In Detroit, the firm points to some promising returns on its investment so far, including lowered unemployment, growth in median credit scores and per capita incomes. A Maryland resident, Berry said a bet on Baltimore could yield similar results.
In a Tuesday news release, the firm said the idea for the housing cohort stemmed from lessons learned in Detroit and other cities where it paired financial resources with local, on-the-ground experts who “know their community best.” Outside of the housing cohort, the bank has put money into groups including Innovation Works, which supports social entrepreneurs, and Parity Homes, which is restoring homes in Harlem Park.
Meanwhile, city, state and civic leaders have begun to coalesce around vacant housing as a marquee issue. Last year, Mayor Brandon Scott joined forces with BUILD Baltimore and the Greater Baltimore Committee to set a 15-year, $3 billion target for remediating the problem. Earlier this month, Maryland Gov. Wes Moore signed an executive order enshrining the vacant housing epidemic into an administrative priority, calling to eliminate 5,000 abandoned and blighted homes in five years.

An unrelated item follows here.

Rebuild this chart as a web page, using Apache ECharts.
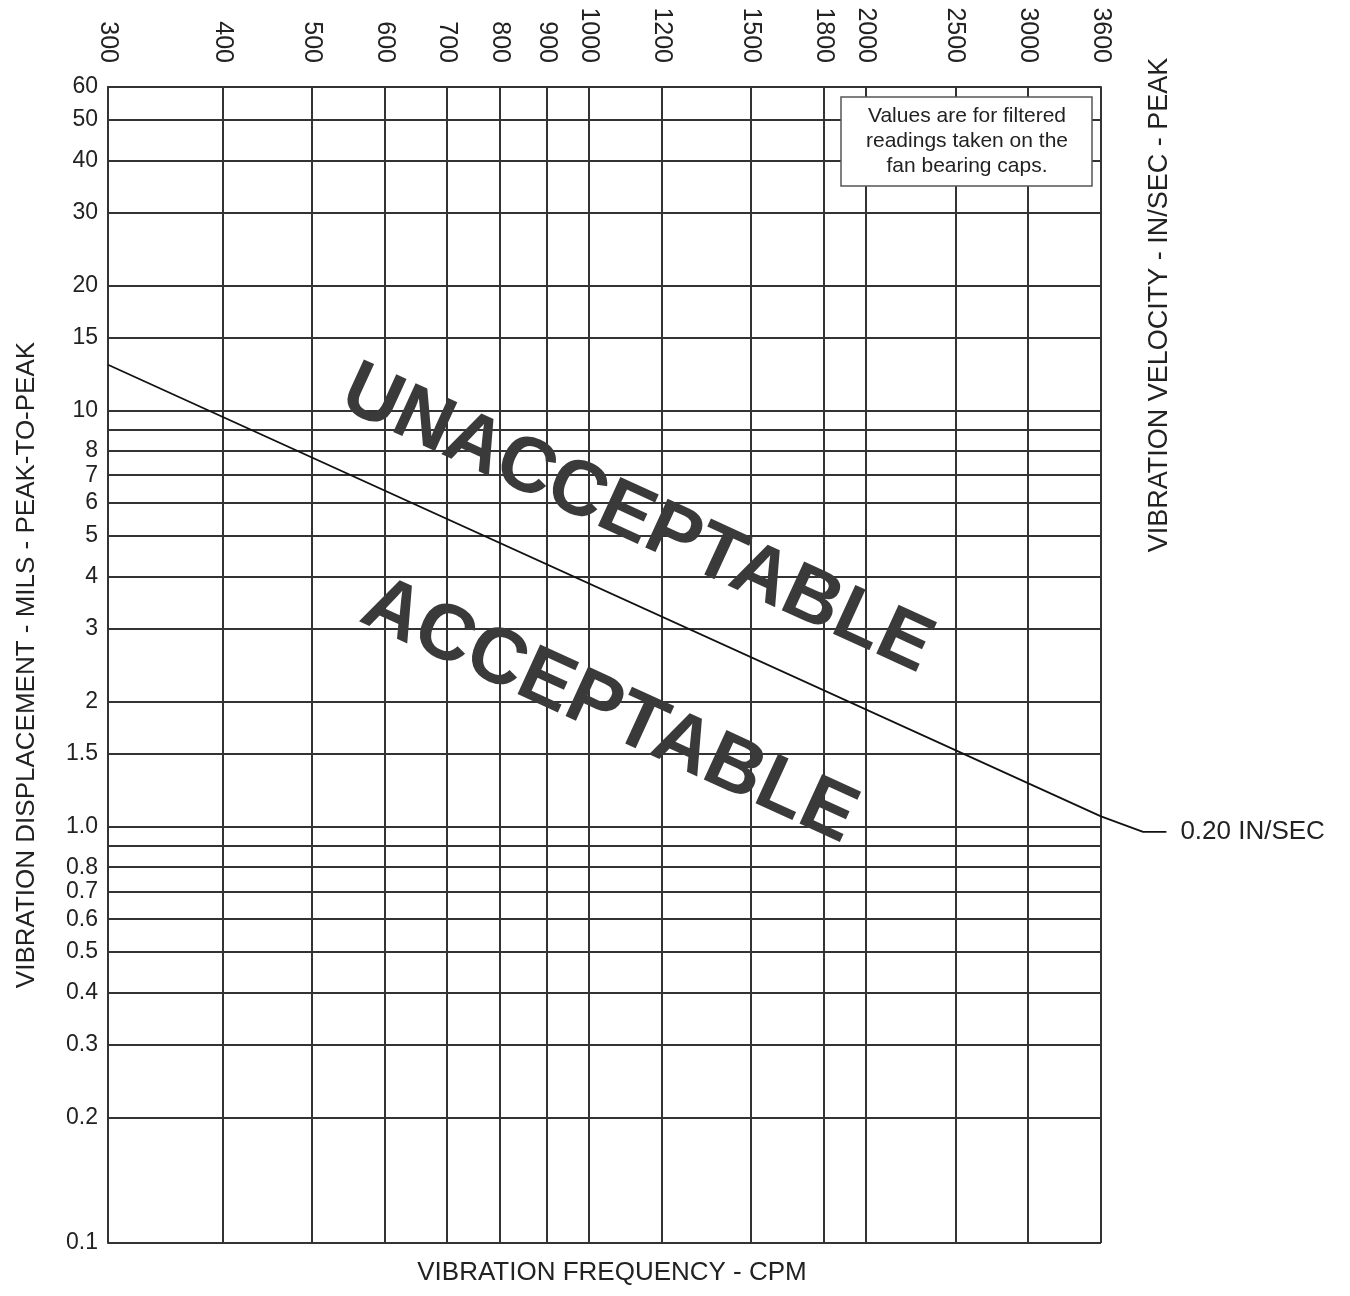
<!DOCTYPE html>
<html>
<head>
<meta charset="utf-8">
<script src="https://cdn.jsdelivr.net/npm/echarts@6/dist/echarts.min.js"></script>
<style>html,body{margin:0;padding:0;background:#fff}#c{width:1350px;height:1296px}</style>
</head>
<body>
<div id="c"></div>
<script>
// Frequency axis (CPM) grid/tick values
var xTickValues = [300, 400, 500, 600, 700, 800, 900, 1000, 1200, 1500, 1800, 2000, 2500, 3000, 3600];
// Displacement axis (mils p-p) grid values and labelled values
var yGridValues = [0.1, 0.2, 0.3, 0.4, 0.5, 0.6, 0.7, 0.8, 0.9, 1, 1.5, 2, 3, 4, 5, 6, 7, 8, 9, 10, 15, 20, 30, 40, 50, 60];
var yLabelValues = [0.1, 0.2, 0.3, 0.4, 0.5, 0.6, 0.7, 0.8, 1, 1.5, 2, 3, 4, 5, 6, 7, 8, 10, 15, 20, 30, 40, 50, 60];
var yLabelTexts = ['0.1', '0.2', '0.3', '0.4', '0.5', '0.6', '0.7', '0.8', '1.0', '1.5', '2', '3', '4', '5', '6', '7', '8', '10', '15', '20', '30', '40', '50', '60'];
// 0.20 in/sec constant-velocity line (frequency, displacement), incl. leader past the chart edge
var limitFreq = [300, 3600, 4000, 4240];
var limitDisp = [12.9, 1.06, 0.973, 0.973];
var limitLabel = '0.20 IN/SEC';
var noteLines = ['Values are for filtered', 'readings taken on the', 'fan bearing caps.'];

var FONT = '"Liberation Sans", Arial, sans-serif';
var TXT = '#222';
var GRIDC = '#333';

function yFmt(v) {
  for (var i = 0; i < yLabelValues.length; i++) {
    if (Math.abs(v - yLabelValues[i]) / yLabelValues[i] < 1e-6) return yLabelTexts[i];
  }
  return '';
}

var chart = echarts.init(document.getElementById('c'), null, {renderer: 'canvas'});
chart.setOption({
  animation: false,
  backgroundColor: '#fff',
  grid: [
    {left: 108, right: 249, top: 87, bottom: 53},
    // same scale as grid 0, extended to the right so the leader to the label can be drawn
    {left: 108, right: 178, top: 87, bottom: 53}
  ],
  xAxis: [{
    type: 'log', logBase: 10, min: 300, max: 3600, position: 'top', gridIndex: 0,
    axisLine: {show: true, lineStyle: {color: GRIDC, width: 2}},
    axisTick: {show: false, customValues: xTickValues},
    axisLabel: {customValues: xTickValues, rotate: 90, margin: 24, fontSize: 25, color: TXT, fontFamily: FONT, formatter: function (v) { return String(Math.round(v)); }},
    splitLine: {show: true, lineStyle: {color: GRIDC, width: 2}},
    minorSplitLine: {show: false}
  }, {
    type: 'log', logBase: 10, min: 300, max: 4300, gridIndex: 1, show: false
  }],
  yAxis: [{
    type: 'log', logBase: 10, min: 0.1, max: 60, gridIndex: 0,
    name: 'VIBRATION DISPLACEMENT - MILS - PEAK-TO-PEAK', nameLocation: 'middle', nameGap: 68, nameRotate: 90,
    nameTextStyle: {fontSize: 26, color: TXT, fontFamily: FONT},
    axisLine: {show: true, lineStyle: {color: GRIDC, width: 2}},
    axisTick: {show: false, customValues: yGridValues},
    axisLabel: {customValues: yLabelValues, margin: 10, fontSize: 23, color: TXT, fontFamily: FONT, formatter: yFmt},
    splitLine: {show: true, lineStyle: {color: GRIDC, width: 2}}
  }, {
    type: 'log', logBase: 10, min: 0.1, max: 60, gridIndex: 1, show: false
  }],
  series: [{
    type: 'line', xAxisIndex: 1, yAxisIndex: 1,
    data: limitFreq.map(function (f, i) { return [f, limitDisp[i]]; }),
    symbol: 'none', clip: false,
    lineStyle: {color: '#111', width: 1.8},
    endLabel: {show: true, formatter: limitLabel, fontSize: 26, color: TXT, fontFamily: FONT, distance: 14},
    z: 5
  }],
  graphic: [
    {type: 'text', x: 1160, y: 305, rotation: Math.PI / 2, z: 10,
      style: {text: 'VIBRATION VELOCITY - IN/SEC - PEAK', font: '27px ' + FONT, fill: TXT, textAlign: 'center', textVerticalAlign: 'middle'}},
    {type: 'text', x: 612, y: 1273, z: 10,
      style: {text: 'VIBRATION FREQUENCY - CPM', font: '26px ' + FONT, fill: TXT, textAlign: 'center', textVerticalAlign: 'middle'}},
    {type: 'rect', shape: {x: 841, y: 97, width: 251, height: 89}, z: 10,
      style: {fill: '#fff', stroke: '#555', lineWidth: 1.5}},
    {type: 'text', x: 967, y: 104, z: 11,
      style: {text: noteLines.join('\n'), font: '21px ' + FONT, fill: TXT, textAlign: 'center', textVerticalAlign: 'top', lineHeight: 25}},
    {type: 'text', x: 637, y: 520, rotation: -0.43, z: 12,
      style: {text: 'UNACCEPTABLE', font: 'bold 78px ' + FONT, fill: '#3a3a3a', textAlign: 'center', textVerticalAlign: 'middle'}},
    {type: 'text', x: 609, y: 712, rotation: -0.43, z: 12,
      style: {text: 'ACCEPTABLE', font: 'bold 79px ' + FONT, fill: '#3a3a3a', textAlign: 'center', textVerticalAlign: 'middle'}}
  ]
});
</script>
</body>
</html>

JPMorgan Chase isn’t the only private sector player to heed Baltimore’s vacant housing call-to-action: Last year, the city announced Bloomberg Philanthropies would invest in a team to embed in city government and draft solutions for complex problems. The city’s innovation team, which has offices in City Hall, is zeroing in on vacancy and is conducting listening sessions in neighborhoods across Baltimore.